====== Available data

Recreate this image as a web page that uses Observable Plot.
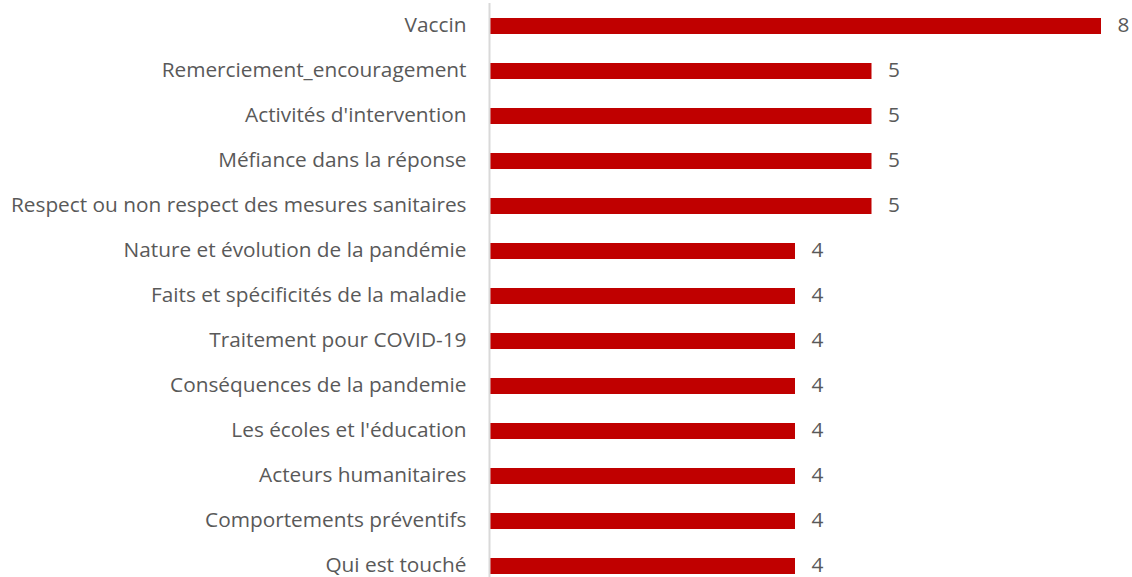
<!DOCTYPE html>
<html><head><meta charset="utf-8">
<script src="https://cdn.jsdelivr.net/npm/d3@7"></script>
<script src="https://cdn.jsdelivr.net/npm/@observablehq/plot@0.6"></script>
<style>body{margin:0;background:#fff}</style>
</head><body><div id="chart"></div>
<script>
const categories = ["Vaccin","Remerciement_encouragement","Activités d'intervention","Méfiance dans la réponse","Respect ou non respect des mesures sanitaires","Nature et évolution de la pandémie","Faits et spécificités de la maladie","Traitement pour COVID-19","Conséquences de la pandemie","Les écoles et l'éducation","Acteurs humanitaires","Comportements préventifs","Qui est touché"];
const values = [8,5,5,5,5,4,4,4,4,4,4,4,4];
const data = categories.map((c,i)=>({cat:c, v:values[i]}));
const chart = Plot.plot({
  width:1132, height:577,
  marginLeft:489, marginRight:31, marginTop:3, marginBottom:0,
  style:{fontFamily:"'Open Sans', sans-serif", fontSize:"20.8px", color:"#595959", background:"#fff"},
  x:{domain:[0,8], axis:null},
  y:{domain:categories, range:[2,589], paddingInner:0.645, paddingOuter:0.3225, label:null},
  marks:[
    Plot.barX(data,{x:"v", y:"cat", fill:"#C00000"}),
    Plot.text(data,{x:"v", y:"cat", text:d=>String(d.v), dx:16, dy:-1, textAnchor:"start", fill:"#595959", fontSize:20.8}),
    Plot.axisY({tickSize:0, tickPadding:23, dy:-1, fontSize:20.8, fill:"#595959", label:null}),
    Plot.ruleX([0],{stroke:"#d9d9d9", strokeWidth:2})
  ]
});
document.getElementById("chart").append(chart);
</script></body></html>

============

### What the task asks
Set down all the data again exactly as above, pictures excluded.

### In response
Recreate this image as a web page that uses Observable Plot.
<!DOCTYPE html>
<html><head><meta charset="utf-8">
<script src="https://cdn.jsdelivr.net/npm/d3@7"></script>
<script src="https://cdn.jsdelivr.net/npm/@observablehq/plot@0.6"></script>
<style>body{margin:0;background:#fff}</style>
</head><body><div id="chart"></div>
<script>
const categories = ["Vaccin","Remerciement_encouragement","Activités d'intervention","Méfiance dans la réponse","Respect ou non respect des mesures sanitaires","Nature et évolution de la pandémie","Faits et spécificités de la maladie","Traitement pour COVID-19","Conséquences de la pandemie","Les écoles et l'éducation","Acteurs humanitaires","Comportements préventifs","Qui est touché"];
const values = [8,5,5,5,5,4,4,4,4,4,4,4,4];
const data = categories.map((c,i)=>({cat:c, v:values[i]}));
const chart = Plot.plot({
  width:1132, height:577,
  marginLeft:489, marginRight:31, marginTop:3, marginBottom:0,
  style:{fontFamily:"'Open Sans', sans-serif", fontSize:"20.8px", color:"#595959", background:"#fff"},
  x:{domain:[0,8], axis:null},
  y:{domain:categories, range:[2,589], paddingInner:0.645, paddingOuter:0.3225, label:null},
  marks:[
    Plot.barX(data,{x:"v", y:"cat", fill:"#C00000"}),
    Plot.text(data,{x:"v", y:"cat", text:d=>String(d.v), dx:16, dy:-1, textAnchor:"start", fill:"#595959", fontSize:20.8}),
    Plot.axisY({tickSize:0, tickPadding:23, dy:-1, fontSize:20.8, fill:"#595959", label:null}),
    Plot.ruleX([0],{stroke:"#d9d9d9", strokeWidth:2})
  ]
});
document.getElementById("chart").append(chart);
</script></body></html>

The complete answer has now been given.